POM. But it seems to me that they have moved back more to saying that the drawing up of a constitution must be the work of a Constitutional Assembly and that part of the impasse at CODESA was that they are against an interim constitution being drawn up by CODESA, a non-elected body, which then can only be amended by an interim parliament or whatever.

CF. I think a lot of their demands that they are putting in their campaign in the last two months are demands of things that have already been agreed upon at CODESA and that the answer to many of their demands is exactly let's implement what we've already decided at CODESA. I think that's part of their aim to create the impression that once those things are implemented, where two months ago if it had been implemented after CODESA 2 it would have been implemented as a result of negotiations, this is what we all think should be implemented.
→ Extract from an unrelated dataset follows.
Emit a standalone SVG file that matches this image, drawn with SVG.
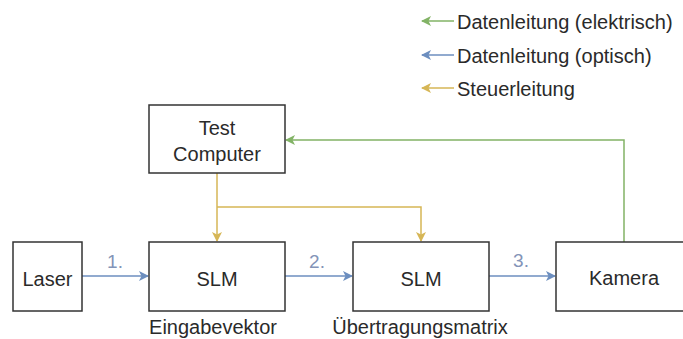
<svg xmlns="http://www.w3.org/2000/svg" width="683" height="339" viewBox="0 0 683 339">
<style>
.box{fill:#fff;stroke:#333;stroke-width:1.5}
.t{font-family:"Liberation Sans",Arial,sans-serif;font-size:20px;fill:#2a2a2a;text-anchor:middle}
.lt{font-family:"Liberation Sans",Arial,sans-serif;font-size:20px;fill:#2a2a2a}
.num{font-family:"Liberation Sans",Arial,sans-serif;font-size:19px;fill:#8394b8;text-anchor:middle}
.g{stroke:#82b366;fill:none;stroke-width:1.5}
.b{stroke:#6c8ebf;fill:none;stroke-width:1.5}
.y{stroke:#d6b656;fill:none;stroke-width:1.5}
</style>
<defs>
<marker id="ag" markerWidth="10" markerHeight="10" refX="9" refY="5" orient="auto" markerUnits="userSpaceOnUse"><path d="M0,0 L10,5 L0,10 L2.5,5 Z" fill="#82b366"/></marker>
<marker id="ab" markerWidth="10" markerHeight="10" refX="9" refY="5" orient="auto" markerUnits="userSpaceOnUse"><path d="M0,0 L10,5 L0,10 L2.5,5 Z" fill="#6c8ebf"/></marker>
<marker id="ay" markerWidth="10" markerHeight="10" refX="9" refY="5" orient="auto" markerUnits="userSpaceOnUse"><path d="M0,0 L10,5 L0,10 L2.5,5 Z" fill="#d6b656"/></marker>
</defs>
<rect width="683" height="339" fill="#fff"/>
<g id="legend">
<line class="g" x1="454" y1="21" x2="422" y2="21" marker-end="url(#ag)"/>
<text class="lt" x="457" y="29">Datenleitung (elektrisch)</text>
<line class="b" x1="454" y1="55" x2="422" y2="55" marker-end="url(#ab)"/>
<text class="lt" x="457" y="63">Datenleitung (optisch)</text>
<line class="y" x1="454" y1="88" x2="422" y2="88" marker-end="url(#ay)"/>
<text class="lt" x="457" y="96">Steuerleitung</text>
</g>
<g id="connectors">
<polyline class="g" points="624,242 624,140 286,140" marker-end="url(#ag)"/>
<line class="y" x1="217" y1="173" x2="217" y2="241" marker-end="url(#ay)"/>
<polyline class="y" points="217,207 421,207 421,241" marker-end="url(#ay)"/>
<line class="b" x1="82" y1="276" x2="148" y2="276" marker-end="url(#ab)"/>
<line class="b" x1="285" y1="276" x2="352" y2="276" marker-end="url(#ab)"/>
<line class="b" x1="489" y1="276" x2="555" y2="276" marker-end="url(#ab)"/>
<text class="num" x="115" y="268">1.</text>
<text class="num" x="317" y="268">2.</text>
<text class="num" x="521" y="267">3.</text>
</g>
<g id="computer">
<rect class="box" x="149" y="105" width="136" height="68"/>
<text class="t" x="217" y="135">Test</text>
<text class="t" x="217" y="161">Computer</text>
</g>
<g id="laser">
<rect class="box" x="13" y="242" width="69" height="69"/>
<text class="t" x="47.5" y="286">Laser</text>
</g>
<g id="slm1">
<rect class="box" x="149" y="242" width="136" height="69"/>
<text class="t" x="217" y="286">SLM</text>
<text class="t" x="213" y="334">Eingabevektor</text>
</g>
<g id="slm2">
<rect class="box" x="353" y="242" width="136" height="69"/>
<text class="t" x="421" y="286">SLM</text>
<text class="t" x="420" y="334">Übertragungsmatrix</text>
</g>
<g id="kamera">
<rect class="box" x="556" y="242" width="136" height="69"/>
<text class="t" x="624" y="285">Kamera</text>
</g>
</svg>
If it's implemented now the people might believe that it's being implemented now because it has been the demand of the ANC. I think that is what their strategy has been.

. We completely accept that a final constitution will be drawn up by an elected body and that is what CODESA has more or less agreed upon. What we say is that the small period of time, the short period of time, that period of time has not been determined, whether it's three months or six months or two years or whatever, where this elected body sits to decide upon the final constitution that we now at CODESA or around the table should determine what are the rules of how that body will be elected and how that body will function. And that set of rules, we call it an interim constitution, now they try to create the impression that we want to negotiate the interim constitution which should then be the final constitution. No, that elected body can draw up the final constitution, they can decide upon it. But that interim body should function according to certain rules. We cannot move from where we have a constitution now into a vacuum and then hope that out of that vacuum will develop a constitution again. Any government should be under constitutional control the whole time and if this constitution must be abandoned, and we want to abandon it as soon as possible, it must be replaced by some form of interim constitutional control before you can move to a final constitution. And that's how I understood the process that has been more or less agreed upon at CODESA. Now they make of us very dirty sort of people trying to have the strict rules for the interim phase.

POM. They would argue that you're trying to write the constitution rather than discussing what you put in the constitution.

CF. What we say is that during this interim phase that body should not only have the task of drawing up the final constitution. We say that body, that interim constitution, should completely replace the old constitution and that new elected body should completely take over the task of governing the country. In that sense the legislature should not only draft a final constitution, they should also keep themselves busy with the drafting on a day to day basis of the ordinary laws of the country and the interim executive should have the complete task of running the country. Therefore, I think our proposals for the interim phase go in fact further than what they originally asked than just an elected body to sit there and write a constitution.

POM. When you see a period of transition, how long do you envisage that to be?

CF. Again I'm trying to interpret what has been agreed upon at CODESA, what we agreed and what we were on the brink of implementing and that is (if you can look upside down): we have the constitution, the present constitution there, this is the final constitution, it's something like a final constitution but for argument's sake that's the final constitution. At CODESA in our own minds we believe it's impossible to take one leap from the present constitution to the final constitution. That's not acceptable and we thought CODESA accepted that as well. We see it moving through phases, maybe calling in the first phase, second phase and third phase and moving in this direction to the final constitution, saying that this is the present constitution. The first phase is a preparatory phase where on the one side the pre-set constitution more or less remains intact, the present government and the present parliament remains intact. But alongside that we get a Joint Interim Authority or Joint Transfer Authority consisting of all the CODESA parties with different sub-committees and that these sub-committees do the preparation work for the first election. For instance a sub-committee on the electoral vote, electoral control, a sub-committee dealing with the media, on how the media will be handled up to the first election, a sub-committee dealing with control over the police and the defence force up to the first election. But they have a restricted task of preparing for the election. While they are doing that the present government under the present constitution goes on with its day to day task. When they have finished with phase one, with their preparatory task ...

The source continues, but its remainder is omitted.